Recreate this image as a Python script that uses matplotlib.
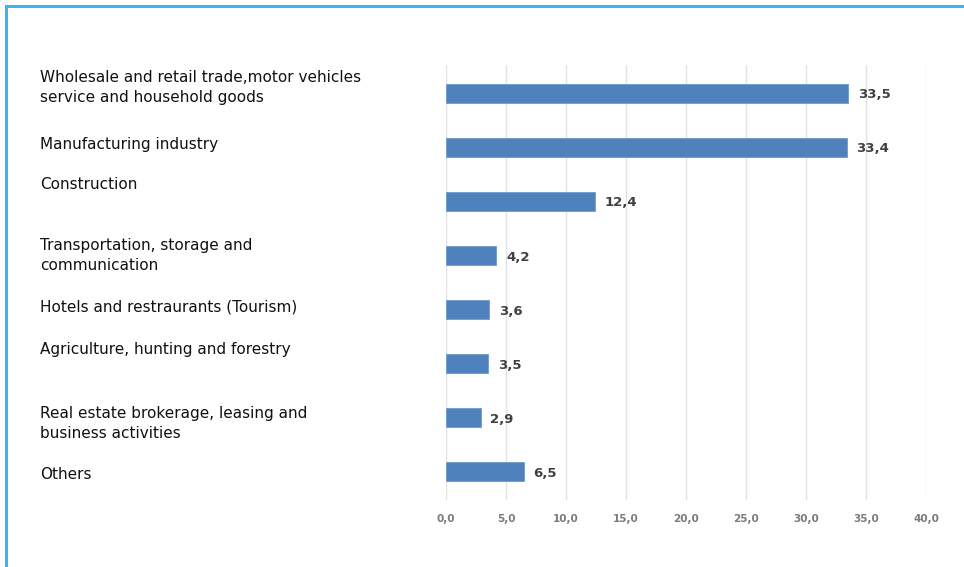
import matplotlib
matplotlib.use("Agg")
import matplotlib.pyplot as plt
import matplotlib.transforms as mtransforms
from matplotlib.patches import Rectangle

sectors = [
    "Wholesale and retail trade,motor vehicles\nservice and household goods",
    "Manufacturing industry",
    "Construction",
    "Transportation, storage and\ncommunication",
    "Hotels and restraurants (Tourism)",
    "Agriculture, hunting and forestry",
    "Real estate brokerage, leasing and\nbusiness activities",
    "Others",
]
shares = [33.5, 33.4, 12.4, 4.2, 3.6, 3.5, 2.9, 6.5]
xticks = [0, 5, 10, 15, 20, 25, 30, 35, 40]

# vertical nudges of the category labels (data units)
label_shift = [-0.11, -0.05, -0.31, 0.0, -0.05, -0.26, 0.11, 0.04]

plt.rcParams["font.family"] = ["DejaVu Sans"]

fig = plt.figure(figsize=(9.64, 5.67), dpi=100)
ax = fig.add_axes([446 / 964, 1 - 500 / 567, 480 / 964, 435 / 567])

ypos = list(range(len(shares)))
ax.barh(ypos, shares, height=0.35, color="#4f81bd", edgecolor="#6f9ad0", linewidth=0.6, zorder=3)

for y, v in zip(ypos, shares):
    ax.text(v + 0.8, y + 0.03, f"{v:.1f}".replace(".", ","), va="center", ha="left",
            fontsize=9.5, fontweight="bold", color="#404040")

ax.set_xlim(0, 40)
ax.set_ylim(len(shares) - 0.48, -0.52)
ax.set_xticks(xticks)
ax.set_xticklabels([f"{t:.1f}".replace(".", ",") for t in xticks], fontsize=7.5,
                   color="#7a7a7a", fontweight="bold")
ax.tick_params(axis="x", length=0, pad=10)
ax.set_yticks([])
ax.grid(axis="x", color="#e3e3e3", linewidth=1, zorder=0)
for s in ax.spines.values():
    s.set_visible(False)

trans = mtransforms.blended_transform_factory(fig.transFigure, ax.transData)
for y, name, dy in zip(ypos, sectors, label_shift):
    ax.text(40 / 964, y + dy, name, transform=trans, ha="left", va="center",
            fontsize=11, color="#111111", linespacing=1.4)

# outer frame of the chart box
fig.patches.append(Rectangle((6 / 964, -0.1), 1.2, 1 - 6 / 567 + 0.1, transform=fig.transFigure,
                             fill=False, edgecolor="#3cb4f0", linewidth=2.2))

fig.savefig("out.png", dpi=100)
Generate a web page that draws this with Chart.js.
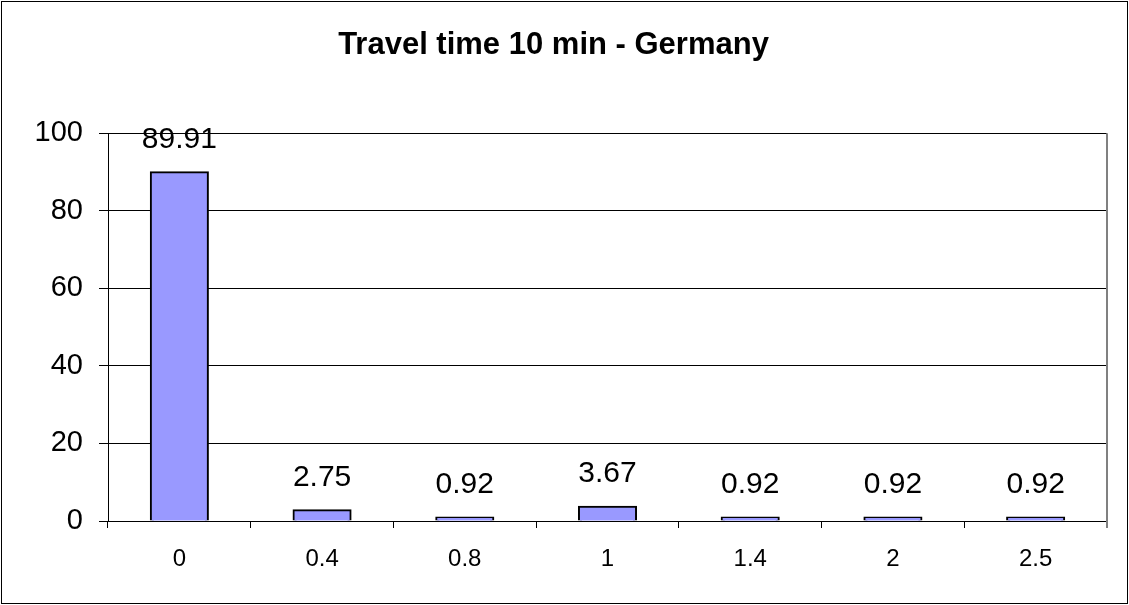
<!DOCTYPE html>
<html>
<head>
<meta charset="utf-8">
<script src="https://cdn.jsdelivr.net/npm/chart.js@4.4.0/dist/chart.umd.min.js"></script>
<style>
  html, body { margin: 0; padding: 0; background: #fff; }
  canvas { display: block; }
</style>
</head>
<body>
<canvas id="c" width="1129" height="605"></canvas>
<script>
const chartTitle = 'Travel time 10 min - Germany';
const categories = ['0', '0.4', '0.8', '1', '1.4', '2', '2.5'];
const values = [89.91, 2.75, 0.92, 3.67, 0.92, 0.92, 0.92];
const valueLabels = ['89.91', '2.75', '0.92', '3.67', '0.92', '0.92', '0.92'];
const yMin = 0, yMax = 100, yStep = 20;

const FONT = "'Liberation Sans', Arial, sans-serif";

const dataLabels = {
  id: 'dataLabels',
  afterDatasetsDraw(chart) {
    const ctx = chart.ctx;
    const meta = chart.getDatasetMeta(0);
    ctx.save();
    ctx.font = '30px ' + FONT;
    ctx.fillStyle = '#000';
    ctx.textAlign = 'center';
    ctx.textBaseline = 'middle';
    meta.data.forEach((el, i) => {
      ctx.fillText(valueLabels[i], el.x, el.y - 33);
    });
    ctx.restore();
  }
};

const frame = {
  id: 'frame',
  afterDraw(chart) {
    const ctx = chart.ctx;
    const a = chart.chartArea;
    ctx.save();
    ctx.strokeStyle = '#808080';
    ctx.lineWidth = 2;
    ctx.beginPath();
    ctx.moveTo(a.right, a.top);
    ctx.lineTo(a.right, a.bottom + 7);
    ctx.stroke();
    ctx.strokeStyle = '#000';
    ctx.lineWidth = 1;
    ctx.strokeRect(1.5, 1.5, chart.width - 3, chart.height - 3);
    ctx.restore();
  }
};

new Chart(document.getElementById('c'), {
  type: 'bar',
  data: {
    labels: categories,
    datasets: [{
      data: values,
      backgroundColor: '#9999FF',
      borderColor: '#000',
      borderWidth: 2,
      inflateAmount: 1,
      barPercentage: 0.4,
      categoryPercentage: 1
    }]
  },
  options: {
    responsive: false,
    devicePixelRatio: 1,
    animation: false,
    layout: { padding: { left: 0, right: 22, top: 0, bottom: 0 } },
    plugins: {
      legend: { display: false },
      tooltip: { enabled: false },
      title: {
        display: true,
        text: chartTitle,
        color: '#000',
        font: { family: FONT, size: 31, weight: 'bold' },
        padding: { top: 27, bottom: 69 }
      }
    },
    scales: {
      x: {
        afterFit(scale) { scale.height = 84; },
        grid: {
          offset: true,
          drawOnChartArea: false,
          drawTicks: true,
          tickLength: 7,
          color: '#000',
          lineWidth: 1
        },
        border: { display: true, color: '#000', width: 1 },
        ticks: {
          color: '#000',
          font: { family: FONT, size: 24 },
          padding: 17,
          maxRotation: 0
        }
      },
      y: {
        min: yMin,
        max: yMax,
        afterFit(scale) { scale.width = 108; },
        grid: {
          color: '#000',
          lineWidth: 1,
          drawTicks: true,
          tickLength: 9
        },
        border: { display: true, color: '#000', width: 1 },
        ticks: {
          stepSize: yStep,
          color: '#000',
          font: { family: FONT, size: 29 },
          padding: 16
        }
      }
    }
  },
  plugins: [dataLabels, frame]
});
</script>
</body>
</html>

Exercise objective
Copy out each line word for word, please, skipping the images.

Response to the exercise
Recreate this image as a Python script that uses matplotlib.
import matplotlib
matplotlib.use("Agg")
import matplotlib.pyplot as plt
import matplotlib.transforms as mtransforms
from matplotlib.patches import Rectangle

sectors = [
    "Wholesale and retail trade,motor vehicles\nservice and household goods",
    "Manufacturing industry",
    "Construction",
    "Transportation, storage and\ncommunication",
    "Hotels and restraurants (Tourism)",
    "Agriculture, hunting and forestry",
    "Real estate brokerage, leasing and\nbusiness activities",
    "Others",
]
shares = [33.5, 33.4, 12.4, 4.2, 3.6, 3.5, 2.9, 6.5]
xticks = [0, 5, 10, 15, 20, 25, 30, 35, 40]

# vertical nudges of the category labels (data units)
label_shift = [-0.11, -0.05, -0.31, 0.0, -0.05, -0.26, 0.11, 0.04]

plt.rcParams["font.family"] = ["DejaVu Sans"]

fig = plt.figure(figsize=(9.64, 5.67), dpi=100)
ax = fig.add_axes([446 / 964, 1 - 500 / 567, 480 / 964, 435 / 567])

ypos = list(range(len(shares)))
ax.barh(ypos, shares, height=0.35, color="#4f81bd", edgecolor="#6f9ad0", linewidth=0.6, zorder=3)

for y, v in zip(ypos, shares):
    ax.text(v + 0.8, y + 0.03, f"{v:.1f}".replace(".", ","), va="center", ha="left",
            fontsize=9.5, fontweight="bold", color="#404040")

ax.set_xlim(0, 40)
ax.set_ylim(len(shares) - 0.48, -0.52)
ax.set_xticks(xticks)
ax.set_xticklabels([f"{t:.1f}".replace(".", ",") for t in xticks], fontsize=7.5,
                   color="#7a7a7a", fontweight="bold")
ax.tick_params(axis="x", length=0, pad=10)
ax.set_yticks([])
ax.grid(axis="x", color="#e3e3e3", linewidth=1, zorder=0)
for s in ax.spines.values():
    s.set_visible(False)

trans = mtransforms.blended_transform_factory(fig.transFigure, ax.transData)
for y, name, dy in zip(ypos, sectors, label_shift):
    ax.text(40 / 964, y + dy, name, transform=trans, ha="left", va="center",
            fontsize=11, color="#111111", linespacing=1.4)

# outer frame of the chart box
fig.patches.append(Rectangle((6 / 964, -0.1), 1.2, 1 - 6 / 567 + 0.1, transform=fig.transFigure,
                             fill=False, edgecolor="#3cb4f0", linewidth=2.2))

fig.savefig("out.png", dpi=100)
Generate a web page that draws this with Chart.js.
<!DOCTYPE html>
<html>
<head>
<meta charset="utf-8">
<script src="https://cdn.jsdelivr.net/npm/chart.js@4.4.0/dist/chart.umd.min.js"></script>
<style>
  html, body { margin: 0; padding: 0; background: #fff; }
  canvas { display: block; }
</style>
</head>
<body>
<canvas id="c" width="1129" height="605"></canvas>
<script>
const chartTitle = 'Travel time 10 min - Germany';
const categories = ['0', '0.4', '0.8', '1', '1.4', '2', '2.5'];
const values = [89.91, 2.75, 0.92, 3.67, 0.92, 0.92, 0.92];
const valueLabels = ['89.91', '2.75', '0.92', '3.67', '0.92', '0.92', '0.92'];
const yMin = 0, yMax = 100, yStep = 20;

const FONT = "'Liberation Sans', Arial, sans-serif";

const dataLabels = {
  id: 'dataLabels',
  afterDatasetsDraw(chart) {
    const ctx = chart.ctx;
    const meta = chart.getDatasetMeta(0);
    ctx.save();
    ctx.font = '30px ' + FONT;
    ctx.fillStyle = '#000';
    ctx.textAlign = 'center';
    ctx.textBaseline = 'middle';
    meta.data.forEach((el, i) => {
      ctx.fillText(valueLabels[i], el.x, el.y - 33);
    });
    ctx.restore();
  }
};

const frame = {
  id: 'frame',
  afterDraw(chart) {
    const ctx = chart.ctx;
    const a = chart.chartArea;
    ctx.save();
    ctx.strokeStyle = '#808080';
    ctx.lineWidth = 2;
    ctx.beginPath();
    ctx.moveTo(a.right, a.top);
    ctx.lineTo(a.right, a.bottom + 7);
    ctx.stroke();
    ctx.strokeStyle = '#000';
    ctx.lineWidth = 1;
    ctx.strokeRect(1.5, 1.5, chart.width - 3, chart.height - 3);
    ctx.restore();
  }
};

new Chart(document.getElementById('c'), {
  type: 'bar',
  data: {
    labels: categories,
    datasets: [{
      data: values,
      backgroundColor: '#9999FF',
      borderColor: '#000',
      borderWidth: 2,
      inflateAmount: 1,
      barPercentage: 0.4,
      categoryPercentage: 1
    }]
  },
  options: {
    responsive: false,
    devicePixelRatio: 1,
    animation: false,
    layout: { padding: { left: 0, right: 22, top: 0, bottom: 0 } },
    plugins: {
      legend: { display: false },
      tooltip: { enabled: false },
      title: {
        display: true,
        text: chartTitle,
        color: '#000',
        font: { family: FONT, size: 31, weight: 'bold' },
        padding: { top: 27, bottom: 69 }
      }
    },
    scales: {
      x: {
        afterFit(scale) { scale.height = 84; },
        grid: {
          offset: true,
          drawOnChartArea: false,
          drawTicks: true,
          tickLength: 7,
          color: '#000',
          lineWidth: 1
        },
        border: { display: true, color: '#000', width: 1 },
        ticks: {
          color: '#000',
          font: { family: FONT, size: 24 },
          padding: 17,
          maxRotation: 0
        }
      },
      y: {
        min: yMin,
        max: yMax,
        afterFit(scale) { scale.width = 108; },
        grid: {
          color: '#000',
          lineWidth: 1,
          drawTicks: true,
          tickLength: 9
        },
        border: { display: true, color: '#000', width: 1 },
        ticks: {
          stepSize: yStep,
          color: '#000',
          font: { family: FONT, size: 29 },
          padding: 16
        }
      }
    }
  },
  plugins: [dataLabels, frame]
});
</script>
</body>
</html>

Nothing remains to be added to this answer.